Cairo is among cities where population need to spend about 4.4 percent of their daily income or more on breakfast, despite the decline in food prices in terms of the US dollar price, given also the government's subsidies.
 
The index revealed that residents in cities such as Abu Dhabi, Osaka and Zurich need less than 5 minutes of work to provide the price of their breakfast.
 
But in a city like Accra, the capital of Ghana, a person needs to work almost an hour to provide the price of their breakfast.
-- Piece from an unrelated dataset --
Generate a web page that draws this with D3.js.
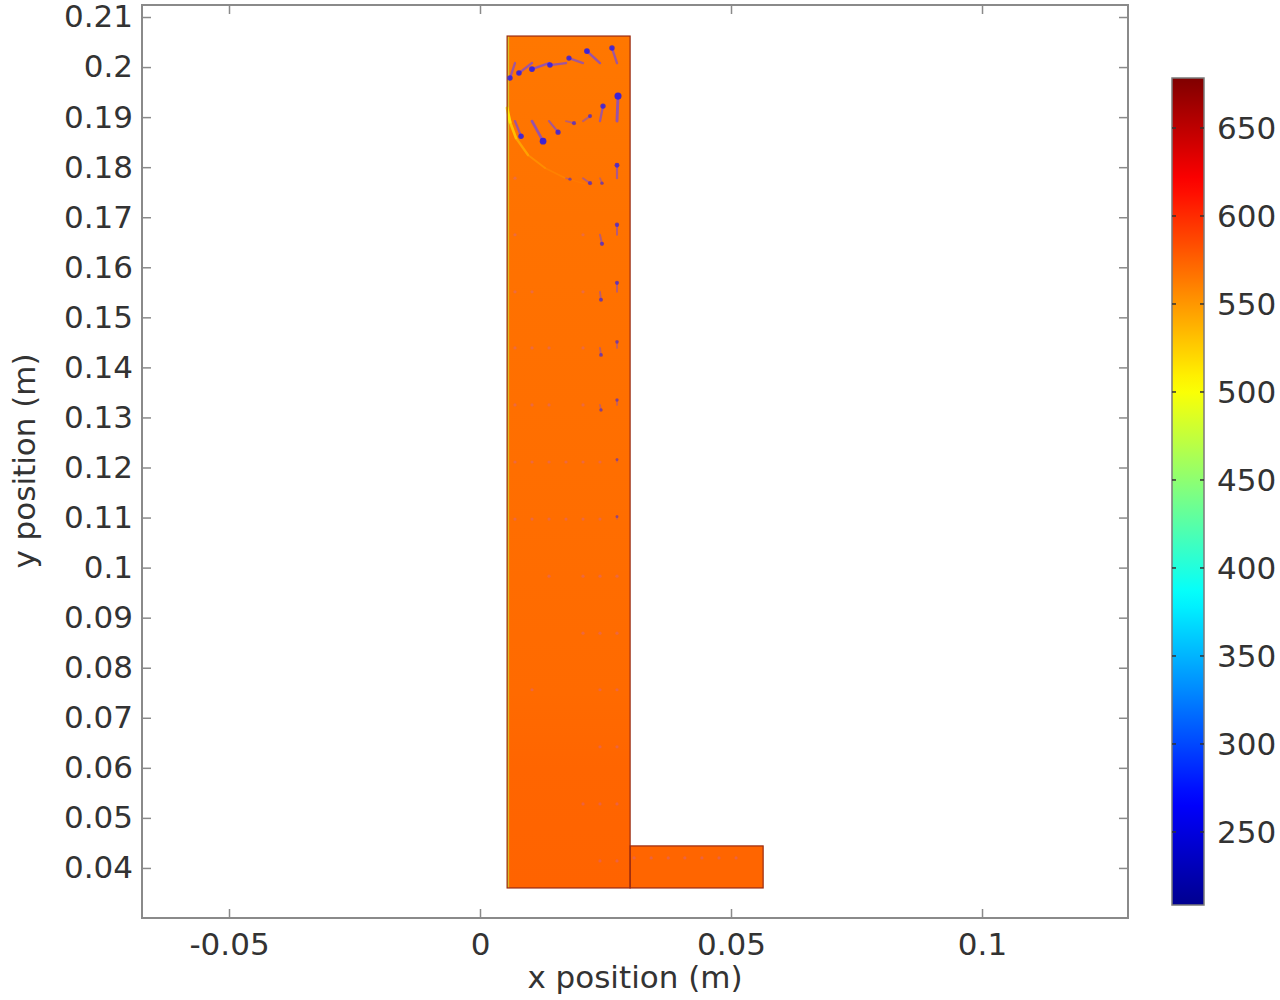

In Caracas, where inflation hit record high levels earlier this year, the population need to work almost nine hours to afford the price of their meal.
 
Bloomberg reported that soaring food prices were among the major causes that led to widespread malnutrition and riots in poor and developing countries; including the protests that swept more than 12 countries in North Africa and the Middle East in 2010 and 2011.
 
The index revealed a wide gap in the ability of populations to afford breakfast meals between cities that ranked at the top of the index and those that came in at the bottom.
 
Breakfast costs a little more than 1 percent of the wage of one day for people in the cities of Zurich and Geneva; while the Ukrainians in Kiev city should have to pay about 6 percent of the total daily wage to eat this meal.
 
In Asia, the total cost of a breakfast meal is less than 1 percent in the Japanese city of Osaka, compared with 12 percent in Hanoi, the capital of Vietnam.
 
Disparity is wider in Latin America, where the ratio is up to 2.4 percent in the Mexican city of Monterrey, compared with 111 percent in the city of Caracas.
 
"Bloomberg selected the items in its index because they’re widely available agricultural commodities, whose prices allow for cross-city comparisons. What people actually eat for the day’s first meal varies from rice porridge and youtiao (a strip of fried dough) in Beijing and Shanghai; to sausage and baked beans with eggs, tomatoes and other ingredients in England," the website reported.
 
"The wide range in affordability also reflects several market and regulatory forces, from food subsidies in places such as Cairo, which has the cheapest breakfast at $0.35, to higher markups in small import markets including Hamilton, Bermuda, where breakfast is $3.48," the report concluded.